--- BEGIN SOURCE MATERIAL ---

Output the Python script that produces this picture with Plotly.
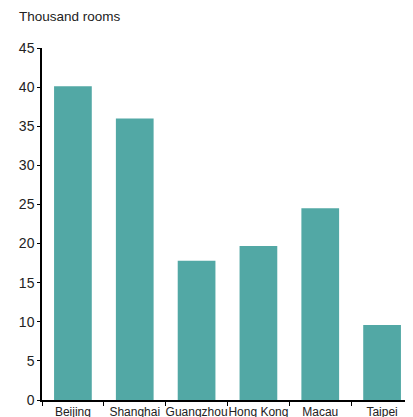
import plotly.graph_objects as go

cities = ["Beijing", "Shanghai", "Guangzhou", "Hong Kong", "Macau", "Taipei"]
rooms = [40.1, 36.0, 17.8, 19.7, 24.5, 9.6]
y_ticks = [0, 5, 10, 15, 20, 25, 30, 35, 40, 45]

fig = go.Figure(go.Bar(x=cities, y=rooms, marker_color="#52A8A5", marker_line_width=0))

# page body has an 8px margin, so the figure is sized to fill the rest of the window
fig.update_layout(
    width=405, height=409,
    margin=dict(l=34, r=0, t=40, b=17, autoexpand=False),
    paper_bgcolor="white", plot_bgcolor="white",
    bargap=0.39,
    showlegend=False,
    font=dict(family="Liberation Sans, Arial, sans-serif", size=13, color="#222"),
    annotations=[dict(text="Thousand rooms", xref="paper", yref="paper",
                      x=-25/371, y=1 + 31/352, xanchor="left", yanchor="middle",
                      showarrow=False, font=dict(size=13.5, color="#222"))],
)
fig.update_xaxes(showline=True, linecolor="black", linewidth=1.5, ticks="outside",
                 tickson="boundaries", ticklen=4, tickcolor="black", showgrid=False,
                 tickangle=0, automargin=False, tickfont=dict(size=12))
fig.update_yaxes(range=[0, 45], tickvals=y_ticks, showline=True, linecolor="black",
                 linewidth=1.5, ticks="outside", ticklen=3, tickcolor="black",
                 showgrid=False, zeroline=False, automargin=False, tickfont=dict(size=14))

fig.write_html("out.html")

--- END SOURCE MATERIAL ---

→ **WHAT IS BEING ASKED**
Copy out the data above exactly, except the pictures.

→ **ANSWER TO THE TASK**
Output the Python script that produces this picture with Plotly.
import plotly.graph_objects as go

cities = ["Beijing", "Shanghai", "Guangzhou", "Hong Kong", "Macau", "Taipei"]
rooms = [40.1, 36.0, 17.8, 19.7, 24.5, 9.6]
y_ticks = [0, 5, 10, 15, 20, 25, 30, 35, 40, 45]

fig = go.Figure(go.Bar(x=cities, y=rooms, marker_color="#52A8A5", marker_line_width=0))

# page body has an 8px margin, so the figure is sized to fill the rest of the window
fig.update_layout(
    width=405, height=409,
    margin=dict(l=34, r=0, t=40, b=17, autoexpand=False),
    paper_bgcolor="white", plot_bgcolor="white",
    bargap=0.39,
    showlegend=False,
    font=dict(family="Liberation Sans, Arial, sans-serif", size=13, color="#222"),
    annotations=[dict(text="Thousand rooms", xref="paper", yref="paper",
                      x=-25/371, y=1 + 31/352, xanchor="left", yanchor="middle",
                      showarrow=False, font=dict(size=13.5, color="#222"))],
)
fig.update_xaxes(showline=True, linecolor="black", linewidth=1.5, ticks="outside",
                 tickson="boundaries", ticklen=4, tickcolor="black", showgrid=False,
                 tickangle=0, automargin=False, tickfont=dict(size=12))
fig.update_yaxes(range=[0, 45], tickvals=y_ticks, showline=True, linecolor="black",
                 linewidth=1.5, ticks="outside", ticklen=3, tickcolor="black",
                 showgrid=False, zeroline=False, automargin=False, tickfont=dict(size=14))

fig.write_html("out.html")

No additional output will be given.